§ 25. Lord Balniel
asked the Secretary for Technical Co-operation, how many meetings have been held by the Council for Volunteers Overseas; when the Council will start offering advice to the voluntary societies and to his Department on the further expansion of this scheme; and whether the Council will be issuing regular reports on their work.
§ Mr. R. Carr
The Council for Volunteers Overseas has met once on 27th May. I understand that it will meet again in November. It is, of course, for the Council itself to determine how and when it will proffer advice and what reports it will make on its work.
§ Lord Balniel
Whilst recognising that the responsibility rests in the hands of the Council, may I ask my right hon. Friend whether he is aware that there is the very widest interest in this matter, especially among universities? Will he do his utmost to encourage them to give the widest publicity to their schemes? In connection with the further expansion of voluntary service overseas, is it within the powers of the Council to consider extending this so as to make it a Commonwealth scheme?
§ Mr. Carr
Taking the last point first, so far as I know, it is certainly within the powers of the Council—the terms of reference are very wide—to consider and to make suggestions about any point, including the one made by my hon. Friend. I attended the first meeting of the Council and I sensed the great enthusiasm 1777 among its members, and I am sure it will take appropriate action in relation to the general public interest in this subject
§ Mr. G. M. Thomson
Does the right hon.
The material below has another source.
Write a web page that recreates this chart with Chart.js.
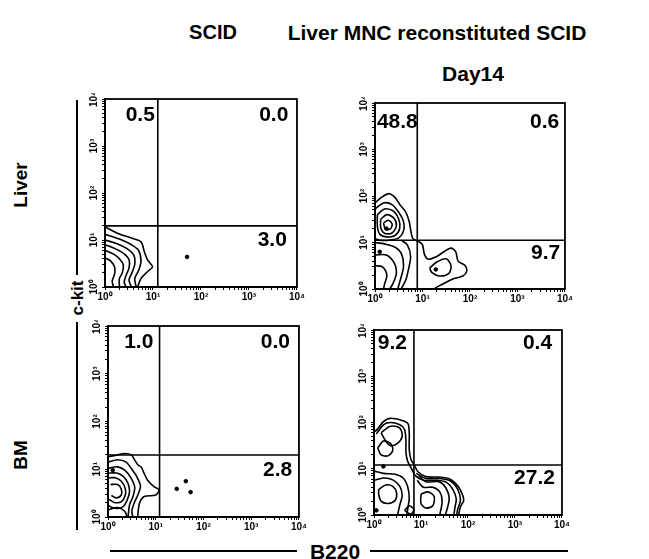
<!DOCTYPE html>
<html><head><meta charset="utf-8">
<script src="https://cdn.jsdelivr.net/npm/chart.js@4.4.1/dist/chart.umd.min.js"></script>
<style>
html,body{margin:0;padding:0;background:#fff;}
body{width:649px;height:559px;position:relative;overflow:hidden;font-family:"Liberation Sans",Arial,sans-serif;font-weight:bold;color:#000;}
canvas{position:absolute;}
.t{position:absolute;white-space:nowrap;line-height:1;transform:translate(-50%,-50%);}
.r{transform:translate(-50%,-50%) rotate(-90deg);}
.ln{position:absolute;background:#000;}
</style></head><body>
<div class="t" style="left:213px;top:32px;font-size:20px">SCID</div>
<div class="t" style="left:437px;top:32px;font-size:21px">Liver MNC reconstituted SCID</div>
<div class="t" style="left:473px;top:73px;font-size:21px">Day14</div>
<div class="t r" style="left:20px;top:185px;font-size:19px">Liver</div>
<div class="t r" style="left:20px;top:455px;font-size:19px">BM</div>
<div class="t r" style="left:77px;top:298px;font-size:17px">c-kit</div>
<div class="t" style="left:335px;top:551px;font-size:21px">B220</div>
<div class="ln" style="left:76px;top:100px;width:2px;height:175px"></div>
<div class="ln" style="left:76px;top:322px;width:2px;height:208px"></div>
<div class="ln" style="left:110px;top:550px;width:187px;height:2px"></div>
<div class="ln" style="left:370px;top:550px;width:198px;height:2px"></div>
<canvas id="c0"></canvas><canvas id="c1"></canvas><canvas id="c2"></canvas><canvas id="c3"></canvas>
<script>
// ---- data ----
const tickLabels = ['10\u2070','10\u00B9','10\u00B2','10\u00B3','10\u2074'];
const gateX = [1.1, 0.89, 1.08, 0.85];
const gateY = [1.3, 1.05, 1.3, 1.08];
const quadValues = [['0.5','0.0','3.0'],['48.8','0.6','9.7'],['1.0','0.0','2.8'],['9.2','0.4','27.2']];

const contoursTL = [
 [[0,1.28],[0.27,1.14],[0.55,1.04],[0.75,0.96],[0.82,0.75],[0.89,0.57],[0.99,0.43],[0.89,0.33],[0.75,0.18],[0.68,0]],
 [[0,1.12],[0.3,1.02],[0.55,0.9],[0.7,0.78],[0.75,0.55],[0.7,0.35],[0.62,0.18],[0.65,0]],
 [[0,1.0],[0.25,0.92],[0.45,0.82],[0.6,0.68],[0.62,0.48],[0.56,0.3],[0.5,0.15],[0.55,0]],
 [[0,0.9],[0.2,0.82],[0.38,0.72],[0.5,0.58],[0.5,0.4],[0.44,0.25],[0.4,0.1],[0.44,0]],
 [[0,0.78],[0.18,0.7],[0.3,0.6],[0.38,0.47],[0.36,0.3],[0.3,0.18],[0.3,0]],
 [[0,0.62],[0.12,0.55],[0.2,0.42],[0.2,0.28],[0.15,0.12],[0.18,0]]
];
const dotsTL = [[1.71,0.64]];

const contoursTR = [
 [[0,1.85],[0.15,1.98],[0.3,2.05],[0.42,1.97],[0.52,1.82],[0.65,1.65],[0.72,1.45],[0.76,1.22],[0.8,1.08],[0.92,1.02],[1.0,0.95],[1.04,0.75],[1.12,0.64],[1.3,0.7],[1.45,0.8],[1.6,0.88],[1.7,0.8],[1.75,0.6],[1.9,0.5],[1.93,0.38],[1.85,0.28],[1.65,0.22],[1.45,0.12],[1.3,0.04],[1.25,0]],
 [[0,1.72],[0.18,1.85],[0.35,1.82],[0.5,1.65],[0.6,1.45],[0.6,1.25],[0.5,1.1],[0.3,1.05],[0.1,1.05],[0,1.08]],
 [[0.05,1.6],[0.2,1.72],[0.38,1.68],[0.5,1.5],[0.52,1.3],[0.42,1.15],[0.25,1.12],[0.1,1.18],[0.05,1.35],[0.05,1.6]],
 [[0.12,1.5],[0.25,1.6],[0.4,1.52],[0.45,1.35],[0.35,1.2],[0.2,1.2],[0.12,1.32],[0.12,1.5]],
 [[0.18,1.42],[0.28,1.48],[0.36,1.4],[0.33,1.3],[0.22,1.28],[0.18,1.42]],
 [[0.55,1.05],[0.68,0.95],[0.75,0.7],[0.7,0.4],[0.65,0.2],[0.55,0]],
 [[0,1.0],[0.2,0.97],[0.42,0.9],[0.56,0.75],[0.6,0.48],[0.54,0.22],[0.48,0]],
 [[0,0.73],[0.24,0.73],[0.41,0.55],[0.45,0.34],[0.38,0.12],[0.31,0]],
 [[0,0.5],[0.15,0.48],[0.25,0.3],[0.2,0.1],[0.18,0]],
 [[1.15,0.45],[1.3,0.58],[1.5,0.65],[1.6,0.5],[1.55,0.33],[1.35,0.28],[1.2,0.35],[1.15,0.45]]
];
const dotsTR = [[0.24,1.3],[0.1,0.8],[1.28,0.42]];

const contoursBL = [
 [[0,1.26],[0.2,1.3],[0.35,1.33],[0.49,1.3],[0.56,1.19],[0.62,1.1],[0.7,1.04],[0.74,0.95],[0.83,0.77],[0.97,0.63],[1.07,0.57],[1.0,0.46],[0.76,0.43],[0.66,0.29],[0.62,0]],
 [[0,1.15],[0.2,1.2],[0.38,1.15],[0.5,1.0],[0.6,0.85],[0.68,0.65],[0.62,0.45],[0.55,0.3],[0.5,0.12],[0.52,0]],
 [[0,1.02],[0.2,1.05],[0.35,0.98],[0.48,0.82],[0.56,0.62],[0.52,0.42],[0.45,0.25],[0.42,0]],
 [[0,0.92],[0.18,0.92],[0.32,0.85],[0.42,0.7],[0.45,0.52],[0.4,0.35],[0.32,0.22],[0.2,0.18],[0.08,0.2],[0,0.25]],
 [[0,0.82],[0.15,0.82],[0.28,0.75],[0.36,0.6],[0.36,0.45],[0.28,0.32],[0.15,0.3],[0.05,0.35],[0,0.38]],
 [[0.05,0.68],[0.2,0.68],[0.28,0.58],[0.27,0.45],[0.17,0.4],[0.07,0.45]],
 [[0,0.15],[0.2,0.2],[0.35,0.12],[0.4,0]]
];
const dotsBL = [[1.63,0.75],[1.44,0.59],[1.73,0.52],[0.1,0.98]];

const contoursBR = [
 [[0,1.8],[0.06,1.84],[0.2,2.02],[0.34,2.09],[0.58,2.05],[0.72,1.98],[0.75,1.77],[0.75,1.41],[0.79,1.19],[0.86,1.08],[0.93,0.94],[1.1,0.83],[1.38,0.82],[1.59,0.79],[1.73,0.69],[1.84,0.54],[1.91,0.32],[1.84,0.18],[1.8,0]],
 [[0.05,1.75],[0.2,1.95],[0.35,2.0],[0.55,1.95],[0.65,1.85],[0.68,1.6],[0.68,1.35],[0.72,1.15],[0.8,1.0],[0.88,0.85],[1.05,0.75],[1.35,0.75],[1.55,0.7],[1.68,0.55],[1.75,0.35],[1.72,0.15],[1.7,0]],
 [[0.15,1.78],[0.35,1.92],[0.55,1.88],[0.6,1.7],[0.5,1.55],[0.35,1.5],[0.25,1.6],[0.15,1.78]],
 [[0.08,1.45],[0.2,1.6],[0.35,1.55],[0.4,1.4],[0.3,1.28],[0.15,1.3],[0.08,1.45]],
 [[0.9,0.9],[1.1,0.79],[1.4,0.79],[1.62,0.74],[1.78,0.56],[1.84,0.32],[1.78,0.12],[1.76,0]],
 [[0.95,0.85],[1.1,0.72],[1.38,0.72],[1.52,0.6],[1.6,0.35],[1.52,0]],
 [[0.92,0.75],[1.05,0.6],[1.25,0.6],[1.4,0.5],[1.45,0.3],[1.4,0]],
 [[1.0,0.45],[1.15,0.5],[1.28,0.4],[1.25,0.2],[1.1,0.15],[1.0,0.25],[1.0,0.45]],
 [[0,0.95],[0.2,0.9],[0.45,0.88],[0.62,0.8],[0.72,0.6],[0.75,0.35],[0.72,0.15],[0.7,0]],
 [[0,0.75],[0.2,0.8],[0.4,0.76],[0.55,0.62],[0.6,0.42],[0.55,0.22],[0.5,0]],
 [[0.1,0.55],[0.25,0.65],[0.4,0.62],[0.48,0.48],[0.45,0.32],[0.3,0.25],[0.15,0.3],[0.1,0.45],[0.1,0.55]],
 [[0.65,0.1],[0.75,0.2],[0.85,0.12],[0.78,0.02],[0.65,0.1]]
];
const dotsBR = [[0.2,1.05],[0.05,0.1]];

// ---- layout ----
const panelContours = [contoursTL, contoursTR, contoursBL, contoursBR];
const panelDots = [dotsTL, dotsTR, dotsBL, dotsBR];
const panelBoxes = [
 {left:83, top:93, w:223, h:212},
 {left:353, top:97, w:221, h:210},
 {left:86, top:320, w:222, h:215},
 {left:352, top:324, w:219, h:209}
];
const quadAnchors = [
 [[0.43,3.66,'left'],[3.82,3.66,'right'],[3.79,1.0,'right']],
 [[0.04,3.59,'left'],[3.88,3.59,'right'],[3.90,0.77,'right']],
 [[0.95,3.66,'right'],[3.81,3.66,'right'],[3.86,0.98,'right']],
 [[0.08,3.72,'left'],[3.79,3.72,'right'],[3.85,0.80,'right']]
];
const FONT = '"Liberation Sans", Arial, sans-serif';

const framePlugin = {
 id:'frame',
 afterDatasetsDraw(chart, args, opts){
  const {ctx, chartArea:a, scales} = chart;
  ctx.save();
  ctx.strokeStyle='#000'; ctx.lineWidth=1.8;
  ctx.strokeRect(a.left, a.top, a.right-a.left, a.bottom-a.top);
  ctx.font = 'bold 21px ' + FONT; ctx.fillStyle='#000'; ctx.textBaseline='middle';
  (opts.labels||[]).forEach(l=>{
    ctx.textAlign = l.align;
    ctx.fillText(l.text, scales.x.getPixelForValue(l.x), scales.y.getPixelForValue(l.y));
  });
  ctx.restore();
 }
};

function logTicks(scale){
  const t=[];
  for(let n=0;n<4;n++) for(let k=1;k<10;k++) t.push({value:n+Math.log10(k)});
  t.push({value:4});
  scale.ticks = t;
}
function tickCb(v){ const r=Math.round(v); return Math.abs(v-r)<1e-6 ? tickLabels[r] : ''; }

for(let p=0;p<4;p++){
  const b = panelBoxes[p];
  const cv = document.getElementById('c'+p);
  cv.style.left=b.left+'px'; cv.style.top=b.top+'px';
  cv.width=b.w; cv.height=b.h; cv.style.width=b.w+'px'; cv.style.height=b.h+'px';
  const datasets = [];
  panelContours[p].forEach(c=>datasets.push({
    type:'line', data:c.map(q=>({x:q[0],y:q[1]})), borderColor:'#000', borderWidth:1.6,
    pointRadius:0, tension:0.3, fill:false
  }));
  datasets.push({type:'line', data:[{x:gateX[p],y:0},{x:gateX[p],y:4}], borderColor:'#000', borderWidth:1.6, pointRadius:0, tension:0});
  datasets.push({type:'line', data:[{x:0,y:gateY[p]},{x:4,y:gateY[p]}], borderColor:'#000', borderWidth:1.6, pointRadius:0, tension:0});
  datasets.push({type:'scatter', data:panelDots[p].map(q=>({x:q[0],y:q[1]})), backgroundColor:'#000', borderColor:'#000', pointRadius:1.8});
  const labels = quadValues[p].map((t,i)=>({text:t, x:quadAnchors[p][i][0], y:quadAnchors[p][i][1], align:quadAnchors[p][i][2]}));
  new Chart(cv, {
    type:'line',
    data:{datasets},
    options:{
      responsive:false, animation:false, devicePixelRatio:1,
      layout:{padding:{top:6,right:6,left:0,bottom:0}},
      plugins:{legend:{display:false}, tooltip:{enabled:false}, frame:{labels}},
      scales:{
        x:{type:'linear', min:0, max:4, afterBuildTicks:logTicks, afterFit:s=>{s.height=18;},
           grid:{drawOnChartArea:false, drawTicks:true, tickLength:3, color:'#000', lineWidth:1},
           border:{display:true, color:'#000', width:2},
           ticks:{autoSkip:false, maxRotation:0, minRotation:0, padding:1, color:'#000', font:{family:FONT, size:10, weight:'bold'}, callback:tickCb}},
        y:{type:'linear', min:0, max:4, afterBuildTicks:logTicks, afterFit:s=>{s.width=22;},
           grid:{drawOnChartArea:false, drawTicks:true, tickLength:3, color:'#000', lineWidth:1},
           border:{display:true, color:'#000', width:2},
           ticks:{autoSkip:false, minRotation:90, maxRotation:90, crossAlign:'center', padding:0, color:'#000', font:{family:FONT, size:10, weight:'bold'}, callback:tickCb}}
      }
    },
    plugins:[framePlugin]
  });
}
</script>
</body></html>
Gentleman realise that this Council was launched by the Prime Minister himself in this House, with a tremendous fanfare of trumpets, about the sense of urgency which the Government felt about the kind of work which it could do? Are two meetings in 12 months a sign of the sense of urgency which they feel?
§ Mr. Carr
In the first place, this is not the Government's Council. It is an independent Council. There is a great sense of urgency among its members, and the House would be wrong—I am sure that the hon. Gentleman realises this—to imagine that its members are promoting its purpose only when they actually sit in Council meetings. The executive work is done by the Lockwood Committee. There is much activity now being undertaken by this new Council, apart from actually attending meetings.